C’est une évidence, et on l’a dit plusieurs fois déjà, les oppositions burkinabé et togolaise, pour ne pas dire les deux peuples mènent le même combat : faire entendre raison aux deux hommes au pouvoir dans leurs pays respectifs à ne pas briguer un mandat de plus en 2015. Ils sont peut-être appelés à utiliser les mêmes armes politiques : pressions de la rue, mais surtout dialogue et engagement des occupants actuels des palais de Kosyam et de la Marina. Au pays des « Hommes intègres », on a déjà commencé. L’opposition traditionnelle, les démissionnaires du parti au pouvoir, la société civile, adoubés par le peuple ont formé un front commun contre Blaise Compaoré qu’ils tiennent désormais par les couilles. Les concertations nécessaires à une solution pacifique à la crise ont déjà commencé, sous la conduite d’un ancien président de la République, sur les questions d’enjeu.
Même si pour l’instant aucun nuage ne zèbre le ciel, on y arrivera forcément au Togo aussi, avec le sujet des réformes constitutionnelles et institutionnelles et la question de la candidature de Faure Gnassingbé. En tout cas, ça commence à bouger du côté de l’opposition, dans la perspective de l’élection présidentielle de 2015. La Coalition Arc-en-ciel, pour être plus forte dans cette perspective, a enregistré l’adhésion du parti Santé du Peuple. L’Alliance nationale pour le changement (Anc) est en tournée nationale depuis ce samedi. Plusieurs localités des Lacs et de Vo ont été visitées, et à chaque étape, la délégation a insisté sur l’urgence des réformes de l’Apg et appelé les populations à la mobilisation et à la vigilance afin d’arracher l’alternance en 2015. Les sources assurent que son président, Jean-Pierre Fabre a saisi Faure Gnassingbé de l’urgence des concertations politiques. Du côté de l’Organisation pour bâtir dans l’union un Togo solidaire (Obuts), on continue de crier au dialogue. Des discussions politiques, il y en aura forcément.
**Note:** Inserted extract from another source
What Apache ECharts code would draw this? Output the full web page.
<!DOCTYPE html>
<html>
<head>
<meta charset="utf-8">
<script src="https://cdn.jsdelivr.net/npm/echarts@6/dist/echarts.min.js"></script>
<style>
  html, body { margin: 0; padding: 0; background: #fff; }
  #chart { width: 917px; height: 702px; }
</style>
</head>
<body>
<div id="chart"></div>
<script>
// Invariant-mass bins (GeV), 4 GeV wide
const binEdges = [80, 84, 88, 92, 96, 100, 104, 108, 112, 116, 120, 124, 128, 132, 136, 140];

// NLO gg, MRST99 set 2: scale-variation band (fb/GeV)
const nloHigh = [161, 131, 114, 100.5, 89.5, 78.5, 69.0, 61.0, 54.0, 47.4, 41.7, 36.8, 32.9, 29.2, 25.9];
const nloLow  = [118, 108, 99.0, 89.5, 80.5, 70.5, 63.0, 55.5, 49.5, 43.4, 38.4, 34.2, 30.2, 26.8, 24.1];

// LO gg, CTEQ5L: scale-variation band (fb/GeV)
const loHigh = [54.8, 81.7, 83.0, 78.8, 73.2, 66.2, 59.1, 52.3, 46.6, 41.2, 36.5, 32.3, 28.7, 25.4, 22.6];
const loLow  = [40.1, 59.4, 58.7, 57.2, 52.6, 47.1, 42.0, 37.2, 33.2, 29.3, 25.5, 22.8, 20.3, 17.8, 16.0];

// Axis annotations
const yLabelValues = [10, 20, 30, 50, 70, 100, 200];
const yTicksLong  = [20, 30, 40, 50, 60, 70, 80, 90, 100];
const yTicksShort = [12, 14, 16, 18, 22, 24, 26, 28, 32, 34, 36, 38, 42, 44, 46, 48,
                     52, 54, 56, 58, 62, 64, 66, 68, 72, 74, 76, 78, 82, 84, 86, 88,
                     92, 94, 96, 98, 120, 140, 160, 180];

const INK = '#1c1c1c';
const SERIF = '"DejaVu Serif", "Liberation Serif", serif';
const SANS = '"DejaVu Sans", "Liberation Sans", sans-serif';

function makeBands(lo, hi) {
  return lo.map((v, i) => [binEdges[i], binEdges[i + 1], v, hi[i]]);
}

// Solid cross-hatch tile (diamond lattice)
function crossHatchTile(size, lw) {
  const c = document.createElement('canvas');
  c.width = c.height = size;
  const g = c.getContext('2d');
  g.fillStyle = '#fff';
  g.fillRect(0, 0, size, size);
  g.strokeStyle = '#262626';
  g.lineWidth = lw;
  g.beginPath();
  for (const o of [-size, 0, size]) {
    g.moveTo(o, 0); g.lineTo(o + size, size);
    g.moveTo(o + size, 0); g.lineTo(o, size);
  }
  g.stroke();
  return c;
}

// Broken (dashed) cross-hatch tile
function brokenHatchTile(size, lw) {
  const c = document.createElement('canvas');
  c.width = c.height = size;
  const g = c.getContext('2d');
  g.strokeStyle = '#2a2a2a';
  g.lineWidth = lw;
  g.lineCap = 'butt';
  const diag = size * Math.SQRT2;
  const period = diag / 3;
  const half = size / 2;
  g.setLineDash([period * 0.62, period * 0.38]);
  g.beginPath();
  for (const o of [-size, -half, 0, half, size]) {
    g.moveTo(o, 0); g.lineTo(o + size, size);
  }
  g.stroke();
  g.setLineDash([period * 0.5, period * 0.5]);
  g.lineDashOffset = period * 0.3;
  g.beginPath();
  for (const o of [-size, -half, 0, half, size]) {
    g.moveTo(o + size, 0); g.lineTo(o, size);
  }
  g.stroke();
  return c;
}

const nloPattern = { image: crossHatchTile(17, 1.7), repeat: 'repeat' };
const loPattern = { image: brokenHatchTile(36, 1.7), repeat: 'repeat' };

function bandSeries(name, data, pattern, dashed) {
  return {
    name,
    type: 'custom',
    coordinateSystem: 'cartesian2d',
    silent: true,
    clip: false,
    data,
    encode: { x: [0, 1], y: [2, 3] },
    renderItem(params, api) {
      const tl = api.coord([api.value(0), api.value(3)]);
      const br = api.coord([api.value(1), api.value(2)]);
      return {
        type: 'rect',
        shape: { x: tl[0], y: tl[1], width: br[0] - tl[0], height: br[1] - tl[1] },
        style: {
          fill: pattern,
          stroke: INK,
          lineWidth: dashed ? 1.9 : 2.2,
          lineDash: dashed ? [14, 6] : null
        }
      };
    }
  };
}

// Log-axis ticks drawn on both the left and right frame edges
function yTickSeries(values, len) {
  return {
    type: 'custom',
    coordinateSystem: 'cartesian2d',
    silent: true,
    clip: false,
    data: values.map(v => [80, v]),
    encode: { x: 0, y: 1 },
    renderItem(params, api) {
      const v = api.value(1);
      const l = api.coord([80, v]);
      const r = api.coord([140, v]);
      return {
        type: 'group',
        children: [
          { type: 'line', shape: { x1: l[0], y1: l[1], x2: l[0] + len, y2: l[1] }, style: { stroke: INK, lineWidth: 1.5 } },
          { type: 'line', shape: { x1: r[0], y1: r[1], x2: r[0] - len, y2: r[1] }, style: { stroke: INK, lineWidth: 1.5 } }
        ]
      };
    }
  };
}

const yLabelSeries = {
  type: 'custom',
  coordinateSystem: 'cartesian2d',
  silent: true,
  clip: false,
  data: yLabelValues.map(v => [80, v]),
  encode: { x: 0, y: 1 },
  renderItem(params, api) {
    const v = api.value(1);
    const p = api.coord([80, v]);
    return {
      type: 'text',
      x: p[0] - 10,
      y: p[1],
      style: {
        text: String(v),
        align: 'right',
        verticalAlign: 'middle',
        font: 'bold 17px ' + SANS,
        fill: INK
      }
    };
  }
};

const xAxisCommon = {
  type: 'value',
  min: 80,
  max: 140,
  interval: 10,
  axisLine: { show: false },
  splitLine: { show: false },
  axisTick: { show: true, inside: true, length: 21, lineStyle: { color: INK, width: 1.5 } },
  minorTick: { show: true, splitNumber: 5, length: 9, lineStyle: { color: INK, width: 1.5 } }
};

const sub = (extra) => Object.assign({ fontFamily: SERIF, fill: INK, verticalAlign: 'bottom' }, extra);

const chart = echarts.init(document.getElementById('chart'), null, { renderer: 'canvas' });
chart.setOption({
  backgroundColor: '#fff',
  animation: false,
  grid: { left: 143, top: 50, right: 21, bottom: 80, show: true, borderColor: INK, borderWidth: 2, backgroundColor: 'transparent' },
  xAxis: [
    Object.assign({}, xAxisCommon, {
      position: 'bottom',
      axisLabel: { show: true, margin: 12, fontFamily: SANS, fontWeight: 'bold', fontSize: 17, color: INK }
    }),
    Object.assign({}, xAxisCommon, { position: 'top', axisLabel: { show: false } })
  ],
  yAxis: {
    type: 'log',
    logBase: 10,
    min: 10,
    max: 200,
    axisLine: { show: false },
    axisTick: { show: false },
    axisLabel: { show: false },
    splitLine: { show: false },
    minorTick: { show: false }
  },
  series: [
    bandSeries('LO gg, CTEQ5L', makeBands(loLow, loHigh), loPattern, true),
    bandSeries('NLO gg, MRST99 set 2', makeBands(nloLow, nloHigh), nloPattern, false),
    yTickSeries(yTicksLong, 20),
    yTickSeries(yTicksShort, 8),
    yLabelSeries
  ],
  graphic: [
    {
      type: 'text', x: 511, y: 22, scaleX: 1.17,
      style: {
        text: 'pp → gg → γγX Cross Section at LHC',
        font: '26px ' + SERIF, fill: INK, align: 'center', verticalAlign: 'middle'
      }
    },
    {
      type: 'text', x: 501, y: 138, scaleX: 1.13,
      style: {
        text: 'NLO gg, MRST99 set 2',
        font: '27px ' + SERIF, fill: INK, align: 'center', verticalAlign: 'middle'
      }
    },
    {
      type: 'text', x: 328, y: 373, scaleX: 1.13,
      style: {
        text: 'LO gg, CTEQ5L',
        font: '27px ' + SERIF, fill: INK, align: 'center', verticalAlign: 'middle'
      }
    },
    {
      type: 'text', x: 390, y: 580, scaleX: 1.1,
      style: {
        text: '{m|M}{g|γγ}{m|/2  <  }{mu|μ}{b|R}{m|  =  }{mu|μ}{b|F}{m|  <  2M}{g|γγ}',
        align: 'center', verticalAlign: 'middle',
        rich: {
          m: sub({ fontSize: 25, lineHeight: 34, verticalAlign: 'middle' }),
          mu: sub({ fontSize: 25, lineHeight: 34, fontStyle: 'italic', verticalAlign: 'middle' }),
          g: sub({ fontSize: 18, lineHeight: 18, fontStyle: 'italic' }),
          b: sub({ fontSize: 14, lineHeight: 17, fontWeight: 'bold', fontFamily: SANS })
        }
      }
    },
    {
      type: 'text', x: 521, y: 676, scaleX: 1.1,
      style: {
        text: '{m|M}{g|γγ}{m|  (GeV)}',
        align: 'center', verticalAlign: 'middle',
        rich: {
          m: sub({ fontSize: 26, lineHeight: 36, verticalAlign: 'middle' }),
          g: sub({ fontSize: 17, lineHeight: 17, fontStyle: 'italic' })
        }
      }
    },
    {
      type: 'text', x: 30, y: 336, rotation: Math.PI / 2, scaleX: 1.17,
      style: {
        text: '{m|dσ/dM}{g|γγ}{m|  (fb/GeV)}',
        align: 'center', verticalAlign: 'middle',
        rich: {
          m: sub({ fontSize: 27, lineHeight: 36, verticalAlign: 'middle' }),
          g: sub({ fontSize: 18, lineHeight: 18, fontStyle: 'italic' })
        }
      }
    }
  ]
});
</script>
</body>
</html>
Et c’est ici que la clairvoyance de l’opposition togolaise est requise.

Pourquoi pas s’inspirer de la sagacité de son homologue burkinabé ?

L’intelligence recommande de tricher chez l’autre ce qui a réussi. D’habitude, c’est le pouvoir togolais qui gruge toujours ses interlocuteurs d’en face. A part les manœuvres dilatoires souvent multipliées pour faire perdre du temps lors des discussions, ce sont des concessions minimales qui sont faites au dernier moment, mais que le régime foule toujours au pied quand il s’agit de l’application des accords. C’est ici que l’opposition togolaise, au-delà des divisions internes, devra s’inspirer de la clairvoyance de son homologue burkinabé, poser des garde-fous, exiger des engagements formels de Faure Gnassingbé pour ne pas être grugée à la fin, comme toujours. Des 22 engagements à l’Accord politique global (Apg) en passant par l’Accord cadre de Lomé et autres, les nombreux accords politiques signés entre le pouvoir des Gnassingbé et l’opposition ont toujours souffert de leur mise en exécution, à cause de la mauvaise foi du régime. On se rappelle qu’ à un moment donné, la polémique fut entretenue autour de l’application du fameux accord Rpt-Ufc du 26 mai 2010. L’argument était que ce n’était pas Faure Gnassingbé en personne qui avait apposé sa signature au bas du document, mais Solitoki Esso ; donc que les promesses faites ne l’engageaient pas tellement. Une manœuvre à l’époque juste pour justifier la non application de l’accord. Si le pouvoir est sans doute le premier à blâmer lorsqu’il s’agit de l’application des compromis politiques, le manque de sagacité des contradicteurs lors des dialogues en est peut-être aussi pour quelque chose dans l’échec. Il faudra pour une fois, pour l’opposition togolaise, éviter de tomber dans le piège du pouvoir.